On the muni front, the sad thing is that all too often Wall Street sells local governments exactly what they ask for, a little lower cost (which government officials and bureaucrats are FORCED to ask and beg for due to the intense pressure to keep expenses and hence local taxes down), even if in exchange for confusing fine print that can have serious downside. If the local governments weren't so desperate to save "just a few shekels" to hold taxpayer activists at bay, Wall Street wouldn't have such a slam-dunk, shooting fish in the barrel market for complicated munis, the likes of which brought you and your friends the "innovation" of ARS.

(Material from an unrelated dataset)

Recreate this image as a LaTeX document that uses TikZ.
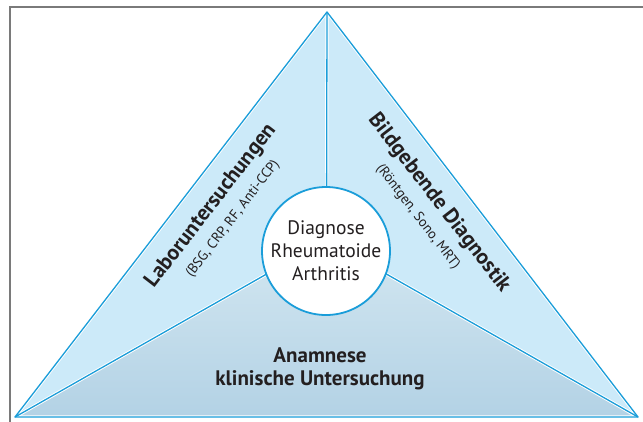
\documentclass[tikz,border=0pt]{standalone}
\usepackage{fontspec}
\setmainfont{PT Sans}
\definecolor{edge}{HTML}{1A9DD9}
\definecolor{upper}{HTML}{CCEAF9}
\definecolor{lowtop}{HTML}{D3E7F1}
\definecolor{lowbot}{HTML}{B3D2E5}
\definecolor{frame}{HTML}{7A7A7A}
\definecolor{txt}{HTML}{231F20}
\tikzset{
  whiteedge/.style={white, line width=3.2pt, line join=round},
  blueedge/.style={edge, line width=1.3pt, line join=round},
  bigbold/.style={text=txt, font=\bfseries\fontsize{21.5}{24}\selectfont, inner sep=0pt},
  subtxt/.style={text=txt, font=\fontsize{14}{16}\selectfont, inner sep=0pt},
}
\begin{document}
\begin{tikzpicture}[x=1pt,y=-1pt]
\useasboundingbox (0,0) rectangle (643,421);
\coordinate (A) at (327,12);
\coordinate (B) at (15,417);
\coordinate (C) at (638,417);
\coordinate (P) at (326.5,240);
% frame
\draw[frame, line width=1.3pt] (10,440) -- (10,7) -- (660,7);
% fills
\fill[upper] (A) -- (B) -- (C) -- cycle;
\shade[top color=lowtop, bottom color=lowbot] (B) -- (P) -- (C) -- cycle;
% white under-edges
\draw[whiteedge] (A) -- (P);
\draw[whiteedge] (B) -- (P) -- (C);
\draw[whiteedge] (A) -- (B) -- (C) -- cycle;
% blue edges
\draw[blueedge] (A) -- (P);
\draw[blueedge] (B) -- (P) -- (C);
\draw[blueedge] (A) -- (B) -- (C) -- cycle;
% centre circle
\node[circle, draw=edge, line width=1.8pt, fill=white, minimum size=128pt, inner sep=0pt,
      align=center, text=txt, font=\fontsize{19.5}{23}\selectfont] (centre) at (326,251)
      {Diagnose\\Rheumatoide\\Arthritis};
% texts
\node[bigbold, rotate=52.4] (lab) at (211,206) {Laboruntersuchungen};
\node[subtxt, rotate=52.4] (labsub) at (233,219) {(BSG, CRP, RF, Anti-CCP)};
\node[bigbold, rotate=-52.4] (bild) at (439,203) {Bildgebende Diagnostik};
\node[subtxt, rotate=-52.4] (bildsub) at (418,217) {(Röntgen, Sono, MRT)};
\node[bigbold, align=center, font=\bfseries\fontsize{21}{23}\selectfont] (anam) at (320,369)
      {Anamnese\\klinische Untersuchung};
\end{tikzpicture}
\end{document}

I wouldn't for one moment let Wall Street off the hook for any of the many egregious practices that they do engage in, but accuracy in how we characterize their FULL activities is still important. I think you just got a little sloppy with this point. A decent correction is in order.
The guidance for investors should not be "Wall Street has NO interest", but for us to ask the question "What are the particular interests of Wall Street in this specific offering and how do they mesh or conflict with my own interests?"

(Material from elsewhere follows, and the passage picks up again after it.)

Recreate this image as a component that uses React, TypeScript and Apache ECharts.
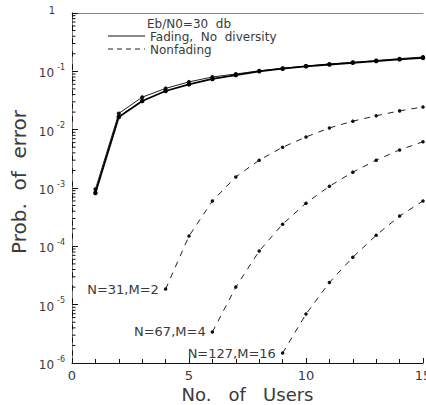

I learned the hard way to stay away from convertible debentures – they seem appealing, but Wall Street's interest besides the upfront fees is that they collect commissions from the hedge funds that immediately turn around and short the stock on the expectation that any company feeling desperate for a convertible debenture is "headed down." Or maybe more to the point, the stock is likely to be a rollercoaster leading to repeated shorting and covering that just fills the pipeline with a commission revenue stream. And once the stock goes down, the debenture goes down and then they can buy them back at a steep discount and earn a huge yield on them. My personal example involved... yes, you guessed it – Goldman Sachs. That's another example of how Wall Street does have an "interest" in the future of what they sell you.
There are no "perfect" investments; it is all a matter of identifying, managing, and balancing potential upsides with potential downsides, and, as importantly, understanding that both upsides and downsides will evolve over time in unpredictable ways.